A institucionalização desta boa prática dará uma boa forma de atuação, que não somente
de estilo, mas de vertebração de ação pastoral com fundamento no antigo conceito
de dogma, “aquilo que parece mais acertado” (do grego dogma, dógmatos: opinião, decisão, decreto, sentença; cognato do
verbo dokéo: parecer, ter boa
aparência, julgar, parecer bem, haver por bem; cognato de dóxa: parecer, opinião, crença, conjetura, juízo, fama – de que
derivou o verbo doxázo: opinar, crer,
pensar, julgar, supor, imaginar).
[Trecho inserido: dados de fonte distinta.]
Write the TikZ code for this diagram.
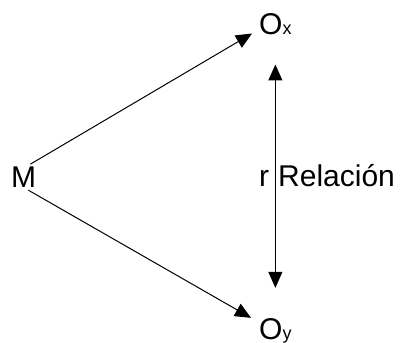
\documentclass[tikz,border=0pt]{standalone}
\usepackage{fontspec}
\setmainfont{Liberation Sans}
\usetikzlibrary{arrows.meta,calc}
\newcommand{\obsidx}[1]{{\fontsize{18}{20}\selectfont #1}}
\begin{document}
\begin{tikzpicture}[
  x=1pt,y=-1pt,
  lbl/.style={inner sep=0pt, anchor=base west, font=\fontsize{30}{36}\selectfont},
  arr/.style={-{Triangle[length=16pt,width=14pt]}, line width=1pt},
  dbl/.style={{Triangle[length=16pt,width=14pt]}-{Triangle[length=16pt,width=14pt]}, line width=1pt}
]
\fill[white] (0,0) rectangle (403,342);
\useasboundingbox (0,0) rectangle (403,342);
\node[lbl] (M) at (11,187) {M};
\node[lbl] (Ox) at (259,35) {O\obsidx{x}};
\node[lbl] (Oy) at (259,339) {O\obsidx{y}};
\node[lbl] (r) at (259,186) {r};
\node[lbl] (rel) at (278,186) {Relación};
\draw[arr] ($(M.north east)+(-6,-2)$) -- ($(Ox.south west)+(-7,-2)$);
\draw[arr] ($(M.south east)+(-8,3)$) -- ($(Oy.north west)+(-8,0)$);
\draw[dbl] ($(Oy.north)+(0,-30)$) -- ($(Ox.south)+(0,29)$);
\end{tikzpicture}
\end{document}
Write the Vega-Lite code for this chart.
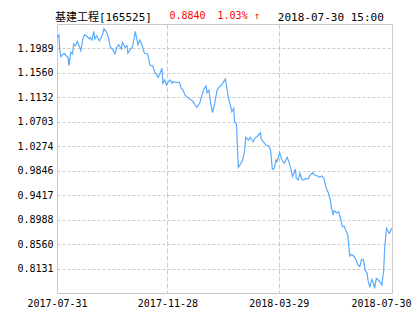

Deste decidir em comunhão com os
colaboradores e com o Espírito Santo é tão inimiga a indecisão como a decisão autocrática.
Bem
creio que, pelo perfil que apresenta ao Povo de Deus, recheado de experiência pastoral
e educacional, de “sabedoria” (enquanto gosto da ciência e capacidade de
reflexão), humildade firme e determinação dialogante, Dom António Francisco dos
Santos, forjado nos rigores do Montemuro, de mãos dadas com os pobres – que
efetivamente não podem esperar – temperado com a maresia de Aveiro, será o pastor
que a cada momento saberá discernir se deve marchar à frente do “rebanho”/povo,
para lhe indicar o caminho, se
ao meio, para o manter unido e neutralizar debandadas, se na retaguarda,
para evitar que alguém se atrase ou desgarre, mas, fundamentalmente, porque o próprio
rebanho é dotado de olfato para encontrar novos caminhos: o sentido da fé
(cf Francisco aos Bispos de Timor Leste, 17 de março).
Resta-me,
daqui, do canto da discrição, saudar o nosso Bispo, novo no Porto, mas velho
amigo de outras andanças pastorais e pedagógicas.